### INSTRUCTION
Skip the pictures, please, and write out exactly the lines from the opening of the data through the line containing "const yTicks = [0, 200, 400, 600, 800, 1000, 1200, 1400];".

### MATERIAL PROVIDED
□ □ □ □ □

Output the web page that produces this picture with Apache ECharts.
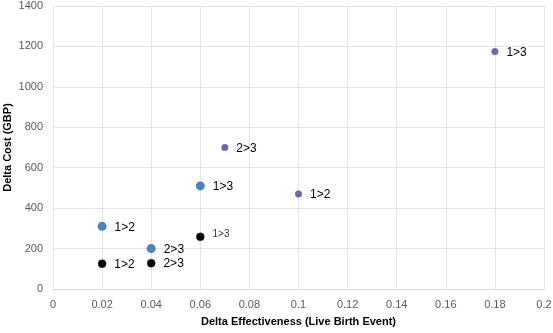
<!DOCTYPE html>
<html><head><meta charset="utf-8">
<script src="https://cdn.jsdelivr.net/npm/echarts@6/dist/echarts.min.js"></script>
<style>html,body{margin:0;padding:0;background:#fff}#c{width:553px;height:333px}</style>
</head><body><div id="c"></div>
<script>
const blueX = [0.02, 0.04, 0.06];
const blueY = [310, 200, 510];
const blueLabels = ['1>2', '2>3', '1>3'];
const blackX = [0.02, 0.04, 0.06];
const blackY = [125, 128, 258];
const blackLabels = ['1>2', '2>3', '1>3'];
const purpleX = [0.07, 0.1, 0.18];
const purpleY = [700, 470, 1175];
const purpleLabels = ['2>3', '1>2', '1>3'];
const xTicks = [0, 0.02, 0.04, 0.06, 0.08, 0.1, 0.12, 0.14, 0.16, 0.18, 0.2];
const yTicks = [0, 200, 400, 600, 800, 1000, 1200, 1400];

const font = '"Liberation Sans", "Open Sans", sans-serif';
function mk(xs, ys, labs, smallIdx) {
  return xs.map((x, i) => ({
    value: [x, ys[i]],
    label: {
      show: true, position: 'right', distance: 8,
      formatter: labs[i], color: smallIdx === i ? '#333' : '#000',
      fontSize: smallIdx === i ? 10 : 12, fontFamily: font,
      offset: smallIdx === i ? [0, -3] : [0, 1]
    }
  }));
}
const chart = echarts.init(document.getElementById('c'));
chart.setOption({
  animation: false,
  grid: { left: 53, right: 9, top: 6, bottom: 44, containLabel: false, outerBoundsMode: 'none' },
  xAxis: {
    type: 'value', min: 0, max: 0.2, interval: 0.02,
    name: 'Delta Effectiveness (Live Birth Event)', nameLocation: 'middle', nameGap: 27, nameMoveOverlap: false,
    nameTextStyle: { fontWeight: 'bold', fontSize: 11, color: '#000', fontFamily: font },
    axisLine: { show: true, lineStyle: { color: '#d9d9d9' } },
    axisTick: { show: false },
    splitLine: { show: true, lineStyle: { color: '#e3e3e3' } },
    axisLabel: { color: '#595959', fontSize: 11, fontFamily: font, margin: 10,
      formatter: v => { const t = xTicks.find(k => Math.abs(k - v) < 1e-9); return t === undefined ? '' : String(t); } }
  },
  yAxis: {
    type: 'value', min: 0, max: 1400, interval: 200,
    name: 'Delta Cost (GBP)', nameLocation: 'middle', nameGap: 40, nameMoveOverlap: false,
    nameTextStyle: { fontWeight: 'bold', fontSize: 11, color: '#000', fontFamily: font },
    axisLine: { show: true, lineStyle: { color: '#e3e3e3' } },
    axisTick: { show: false },
    splitLine: { show: true, lineStyle: { color: '#e3e3e3' } },
    axisLabel: { color: '#595959', fontSize: 11, fontFamily: font, margin: 10,
      formatter: v => yTicks.includes(v) ? String(v) : '' }
  },
  series: [
    { type: 'scatter', symbolSize: 9, itemStyle: { color: '#4f81bd', opacity: 1 }, data: mk(blueX, blueY, blueLabels, -1) },
    { type: 'scatter', symbolSize: 8, itemStyle: { color: '#000000', borderColor: '#1f2a3a', borderWidth: 0.5, opacity: 1 }, data: mk(blackX, blackY, blackLabels, 2) },
    { type: 'scatter', symbolSize: 7, itemStyle: { color: '#7a64a8', opacity: 1 }, data: mk(purpleX, purpleY, purpleLabels, -1) }
  ]
});
</script></body></html>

□ □ □ □ □

### WRITTEN REPLY
Output the web page that produces this picture with Apache ECharts.
<!DOCTYPE html>
<html><head><meta charset="utf-8">
<script src="https://cdn.jsdelivr.net/npm/echarts@6/dist/echarts.min.js"></script>
<style>html,body{margin:0;padding:0;background:#fff}#c{width:553px;height:333px}</style>
</head><body><div id="c"></div>
<script>
const blueX = [0.02, 0.04, 0.06];
const blueY = [310, 200, 510];
const blueLabels = ['1>2', '2>3', '1>3'];
const blackX = [0.02, 0.04, 0.06];
const blackY = [125, 128, 258];
const blackLabels = ['1>2', '2>3', '1>3'];
const purpleX = [0.07, 0.1, 0.18];
const purpleY = [700, 470, 1175];
const purpleLabels = ['2>3', '1>2', '1>3'];
const xTicks = [0, 0.02, 0.04, 0.06, 0.08, 0.1, 0.12, 0.14, 0.16, 0.18, 0.2];
const yTicks = [0, 200, 400, 600, 800, 1000, 1200, 1400];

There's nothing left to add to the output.